Attitudinally, British baby boomers are individualistic, liberal and largely secular. They are ‘youthful’ in outlook, expecting personalised service and needing to feel in control. To aid their choices they want hard facts, and they appreciate straight-talking and humour. They are more willing to challenge conventions about who their money should go to, favouring friends and trusted brands over distant relatives. Given the era they grew up in, they support international development, environmental and human rights organisations over more traditional domestic and religious causes. To communicate effectively with boomer legators, charities will need to find a new tone of voice, and a new set of messages; the ‘old rules’ will not apply.

Until now, British boomers have lived through a period of unprecedented peace and prosperity. They have enjoyed increasing levels of home ownership, and seen house prices rocket. Many have accumulated index-linked pension assets, be it through occupational or personal schemes.

Of course, not all boomers benefitted equally from the booming economy: as a group they have polarised into haves and have-nots. Today the richest one third of boomers hold 78 per cent of the wealth, while the poorest third hold just 4 per cent. This is largely good news for the legacy market, since legacy giving has traditionally been prevalent among more affluent households.

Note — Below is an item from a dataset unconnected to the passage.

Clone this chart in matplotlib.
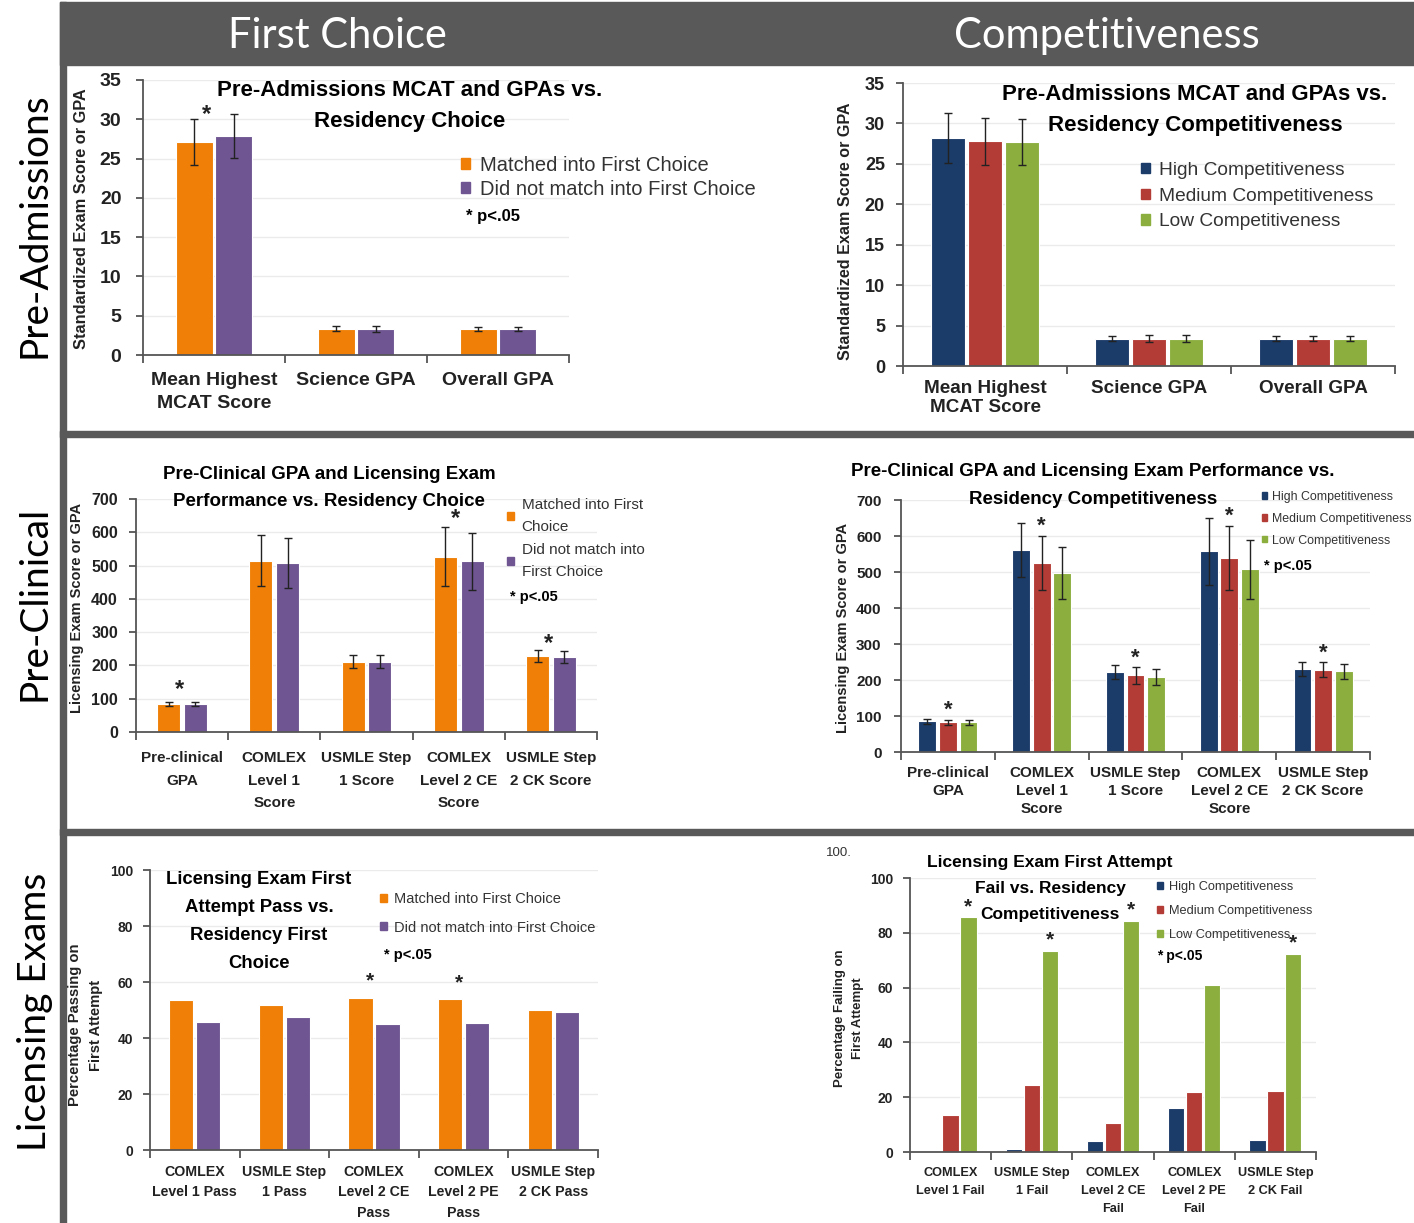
import numpy as np
import matplotlib.pyplot as plt
from matplotlib.patches import Rectangle

# ---- data ----
cats_adm = ['Mean Highest\nMCAT Score', 'Science GPA', 'Overall GPA']
matched_adm = [27.1, 3.35, 3.35]
matched_adm_err = [2.9, 0.35, 0.25]
notmatched_adm = [27.9, 3.35, 3.35]
notmatched_adm_err = [2.8, 0.4, 0.25]
high_adm = [28.2, 3.4, 3.4]
high_adm_err = [3.1, 0.35, 0.35]
med_adm = [27.8, 3.4, 3.4]
med_adm_err = [2.9, 0.4, 0.35]
low_adm = [27.7, 3.4, 3.4]
low_adm_err = [2.8, 0.4, 0.3]

cats_clin = ['Pre-clinical\nGPA', 'COMLEX\nLevel 1\nScore', 'USMLE Step\n1 Score',
             'COMLEX\nLevel 2 CE\nScore', 'USMLE Step\n2 CK Score']
matched_clin = [84, 515, 211, 527, 227]
matched_clin_err = [5, 76, 20, 88, 18]
notmatched_clin = [83, 508, 211, 513, 225]
notmatched_clin_err = [6, 75, 19, 86, 19]
high_clin = [85, 560, 222, 558, 231]
high_clin_err = [7, 75, 19, 93, 20]
med_clin = [83, 526, 213, 540, 229]
med_clin_err = [7, 75, 23, 89, 20]
low_clin = [83, 497, 208, 507, 224]
low_clin_err = [7, 72, 22, 83, 20]

cats_pass = ['COMLEX\nLevel 1 Pass', 'USMLE Step\n1 Pass', 'COMLEX\nLevel 2 CE\nPass',
             'COMLEX\nLevel 2 PE\nPass', 'USMLE Step\n2 CK Pass']
matched_pass = [53.5, 51.8, 54.3, 53.8, 50.0]
notmatched_pass = [45.7, 47.5, 45.0, 45.4, 49.2]

cats_fail = ['COMLEX\nLevel 1 Fail', 'USMLE Step\n1 Fail', 'COMLEX\nLevel 2 CE\nFail',
             'COMLEX\nLevel 2 PE\nFail', 'USMLE Step\n2 CK Fail']
high_fail = [0, 1.0, 4.0, 16.2, 4.3]
med_fail = [13.6, 24.6, 10.6, 21.8, 22.3]
low_fail = [85.6, 73.4, 84.2, 60.8, 72.2]

# ---- style ----
W, H = 1414, 1223
GRAY = '#595959'
ORANGE = '#EF7F06'
PURPLE = '#6F5591'
BLUE = '#1B3B68'
RED = '#B43C37'
GREEN = '#8BAE3F'
SANS = ['Liberation Sans', 'DejaVu Sans']
BIG = ['Lato', 'DejaVu Sans']
INK = '#222222'

fig = plt.figure(figsize=(W / 100, H / 100), dpi=100)


def box(x0, y0, x1, y1):
    fig.patches.append(Rectangle((x0 / W, 1 - y1 / H), (x1 - x0) / W, (y1 - y0) / H,
                                 transform=fig.transFigure, color=GRAY, zorder=0))


def ptext(x, y, s, **kw):
    kw.setdefault('fontfamily', SANS)
    fig.text(x / W, 1 - y / H, s, **kw)


def add_ax(x0, y0, x1, y1):
    ax = fig.add_axes([x0 / W, 1 - y1 / H, (x1 - x0) / W, (y1 - y0) / H])
    ax.patch.set_alpha(0)
    return ax


def style(ax, cats, ymax, ystep, yfs, ypad, xfs, xpad, ls):
    n = len(cats)
    ax.set_xlim(-0.5, n - 0.5)
    ax.set_ylim(0, ymax)
    ax.set_yticks(np.arange(0, ymax + 1, ystep))
    ax.yaxis.grid(True, color='#ebebeb', lw=1)
    ax.set_axisbelow(True)
    for s in ['top', 'right']:
        ax.spines[s].set_visible(False)
    for s in ['left', 'bottom']:
        ax.spines[s].set_color('#555555')
        ax.spines[s].set_linewidth(1.3)
    ax.set_xticks(range(n))
    ax.set_xticklabels(cats, fontfamily=SANS, fontsize=xfs, fontweight='bold',
                       color=INK, linespacing=ls)
    ax.set_xticks(np.arange(-0.5, n), minor=True)
    ax.tick_params(axis='x', which='major', length=0, pad=xpad)
    ax.tick_params(axis='x', which='minor', length=6, width=1.3, color='#555555')
    ax.tick_params(axis='y', length=5, width=1.3, color='#555555', pad=ypad)
    for t in ax.get_yticklabels():
        t.set_fontfamily(SANS)
        t.set_fontsize(yfs)
        t.set_fontweight('bold')
        t.set_color(INK)


def bars(ax, series, colors, width, offset):
    n = len(series)
    x = np.arange(len(series[0][0]))
    for i, (vals, errs) in enumerate(series):
        pos = x + (i - (n - 1) / 2) * offset
        ekw = dict(ecolor=INK, elinewidth=1, capsize=3, capthick=1)
        ax.bar(pos, vals, width, color=colors[i], edgecolor='white', lw=0.8,
               yerr=errs, error_kw=ekw, zorder=2)


def legend(ax, x, y, labels, colors, fs, spacing, ms=0.45, ls=1.2, tp=0.5):
    h = [Rectangle((0, 0), 1, 1, color=c) for c in colors]
    leg = ax.legend(h, labels, loc='upper left', bbox_to_anchor=(x / W, 1 - y / H),
                    bbox_transform=fig.transFigure, frameon=False,
                    prop=dict(family=SANS, size=fs), labelcolor='#333333',
                    handlelength=ms, handleheight=ms, handletextpad=tp,
                    labelspacing=spacing, borderpad=0, borderaxespad=0)
    for t in leg.get_texts():
        t.set_linespacing(ls)


def star(ax, x, y, fs=16):
    ax.text(x, y, '*', ha='center', va='center', fontsize=fs, fontweight='bold',
            fontfamily=SANS, color=INK, zorder=3)


def ylab(x, y, s, fs):
    ptext(x, y, s, rotation=90, ha='center', va='center', fontsize=fs,
          fontweight='bold', color=INK)


def title(x, lines, ys, fs):
    for line, yy in zip(lines, ys):
        ptext(x, yy, line, ha='center', va='center', fontsize=fs, fontweight='bold',
              color='black')


# ---- frame ----
box(60, 2, 1414, 65)
box(60, 2, 66, 1223)
box(60, 431, 1414, 437)
box(60, 829, 1414, 835)
ptext(337, 36, 'First Choice', ha='center', va='center', color='white',
      fontsize=30, fontfamily=BIG)
ptext(1107, 36, 'Competitiveness', ha='center', va='center', color='white',
      fontsize=30, fontfamily=BIG)
for lab, yc in [('Pre-Admissions', 225), ('Pre-Clinical', 603), ('Licensing Exams', 1012)]:
    ptext(35, yc, lab, ha='center', va='center', rotation=90, color='black',
          fontsize=28, fontfamily=BIG)

# ---- top-left ----
ax = add_ax(143, 80, 569, 355)
bars(ax, [(matched_adm, matched_adm_err), (notmatched_adm, notmatched_adm_err)],
     [ORANGE, PURPLE], 0.26, 0.275)
style(ax, cats_adm, 35, 5, 14, 10.5, 14, 12.5, 1.45)
star(ax, -0.05, matched_adm[0] + matched_adm_err[0] + 0.6, 17)
ylab(82, 219, 'Standardized Exam Score or GPA', 11.8)
title(410, ['Pre-Admissions MCAT and GPAs vs.', 'Residency Choice'], [91, 122], 16)
legend(ax, 461, 156, ['Matched into First Choice', 'Did not match into First Choice'],
       [ORANGE, PURPLE], 14.5, 0.25)
ptext(466, 217, '* p<.05', va='center', fontsize=12, fontweight='bold')

# ---- top-right ----
ax = add_ax(903, 83, 1395, 366)
bars(ax, [(high_adm, high_adm_err), (med_adm, med_adm_err), (low_adm, low_adm_err)],
     [BLUE, RED, GREEN], 0.21, 0.225)
style(ax, cats_adm, 35, 5, 13, 8, 13.6, 10, 1.2)
ylab(845, 231, 'Standardized Exam Score or GPA', 11.6)
title(1195, ['Pre-Admissions MCAT and GPAs vs.', 'Residency Competitiveness'], [95, 126], 16)
legend(ax, 1141, 162, ['High Competitiveness', 'Medium Competitiveness', 'Low Competitiveness'],
       [BLUE, RED, GREEN], 13.8, 0.45)

# ---- middle-left ----
ax = add_ax(136, 499, 597, 732)
bars(ax, [(matched_clin, matched_clin_err), (notmatched_clin, notmatched_clin_err)],
     [ORANGE, PURPLE], 0.25, 0.29)
style(ax, cats_clin, 700, 100, 11.5, 8, 11, 14, 1.75)
for i, dy in [(0, 38), (3, 25), (4, 22)]:
    star(ax, i - 0.03, matched_clin[i] + matched_clin_err[i] + dy, 17)
ylab(77, 608, 'Licensing Exam Score or GPA', 10.5)
title(329, ['Pre-Clinical GPA and Licensing Exam', 'Performance vs. Residency Choice'],
      [474, 501], 13.5)
legend(ax, 507, 498, ['Matched into First\nChoice', 'Did not match into\nFirst Choice'],
       [ORANGE, PURPLE], 11, 0.55, ls=1.75)
ptext(510, 597, '* p<.05', va='center', fontsize=10.5, fontweight='bold')

# ---- middle-right ----
ax = add_ax(901, 500, 1370, 752)
bars(ax, [(high_clin, high_clin_err), (med_clin, med_clin_err), (low_clin, low_clin_err)],
     [BLUE, RED, GREEN], 0.19, 0.22)
style(ax, cats_clin, 700, 100, 11, 9, 11, 10, 1.38)
for i in range(5):
    star(ax, i, med_clin[i] + med_clin_err[i] + 25, 16)
ylab(843, 628, 'Licensing Exam Score or GPA', 10.5)
title(1093, ['Pre-Clinical GPA and Licensing Exam Performance vs.',
             'Residency Competitiveness'], [471, 499], 13.5)
legend(ax, 1262, 491, ['High Competitiveness', 'Medium Competitiveness', 'Low Competitiveness'],
       [BLUE, RED, GREEN], 8.9, 0.8, ms=0.4, tp=0.4)
ptext(1264, 566, '* p<.05', va='center', fontsize=10.5, fontweight='bold')

# ---- bottom-left ----
ax = add_ax(150, 870, 598, 1150)
bars(ax, [(matched_pass, None), (notmatched_pass, None)], [ORANGE, PURPLE], 0.27, 0.3)
style(ax, cats_pass, 100, 20, 10, 7, 10.2, 10.5, 1.6)
for i in [2, 3]:
    star(ax, i - 0.05, matched_pass[i] + 6, 15)
ylab(75, 1025, 'Percentage Passing on', 10.6)
ylab(96, 1025, 'First Attempt', 10.6)
title(259, ['Licensing Exam First', 'Attempt Pass vs.', 'Residency First', 'Choice'],
      [880, 908, 936, 963], 13.3)
legend(ax, 380, 892, ['Matched into First Choice', 'Did not match into First Choice'],
       [ORANGE, PURPLE], 10.5, 1.0)
ptext(384, 955, '* p<.05', va='center', fontsize=10.5, fontweight='bold')

# ---- bottom-right ----
ax = add_ax(910, 878, 1316, 1152)
bars(ax, [(high_fail, None), (med_fail, None), (low_fail, None)], [BLUE, RED, GREEN], 0.2, 0.22)
style(ax, cats_fail, 100, 20, 10, 7, 9.2, 10.5, 1.7)
for i in [0, 1, 2, 4]:
    star(ax, i + 0.22, low_fail[i] + 4, 15)
ylab(840, 1018, 'Percentage Failing on', 9.5)
ylab(858, 1018, 'First Attempt', 9.5)
title(1050, ['Licensing Exam First Attempt', 'Fail vs. Residency', 'Competitiveness'],
      [863, 889, 915], 12.5)
legend(ax, 1157, 881, ['High Competitiveness', 'Medium Competitiveness', 'Low Competitiveness'],
       [BLUE, RED, GREEN], 9.2, 0.95)
ptext(1157, 956, '* p<.05', va='center', fontsize=10, fontweight='bold')
ptext(826, 853, '100.', va='center', fontsize=9.5, color='#333333')

fig.savefig('out.png', dpi=100)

At the very top of the scale, the top 5 per cent of boomers account for one third of all assets. Evidence suggests that these rich people have different attitudes to past rich people, in particular they want to give their money now, rather than waiting until they die. They want to be involved in engaged philanthropy, being actively involved in the management and monitoring of the causes they support, rather than taking an arms-length approach. As wealth continues to polarise, we are likely to see more ‘super-rich’ people managing their estates through trusts, rather than ordinary wills. Thus, the opinion of lawyers, private bankers and other financial advisors will become ever more important in the legacy market. Stereotypical ‘spinster’ donors will also be replaced by a new breed of ‘voluntarily’ childless women, born into the age of women’s liberation. Often well-educated and highly-paid, these women will have considerable assets of their own, and will have strong views about how they wish to distribute them after their death.

Despite the recession, recent analysis suggests that the boomers’ collective wealth, although seriously dented in the short term, will be restored long before their death. However, the impact of the recession on the boomers’ mindset is harder to fathom. Maybe, simply because many have lived such a ‘teflon’ existence until now, the downturn will hit their confidence extra hard. Previous research has picked up on their fears for their children and grandchildren’s security. Will the boomer’s desire to protect their family mean they have nothing left to leave to charity?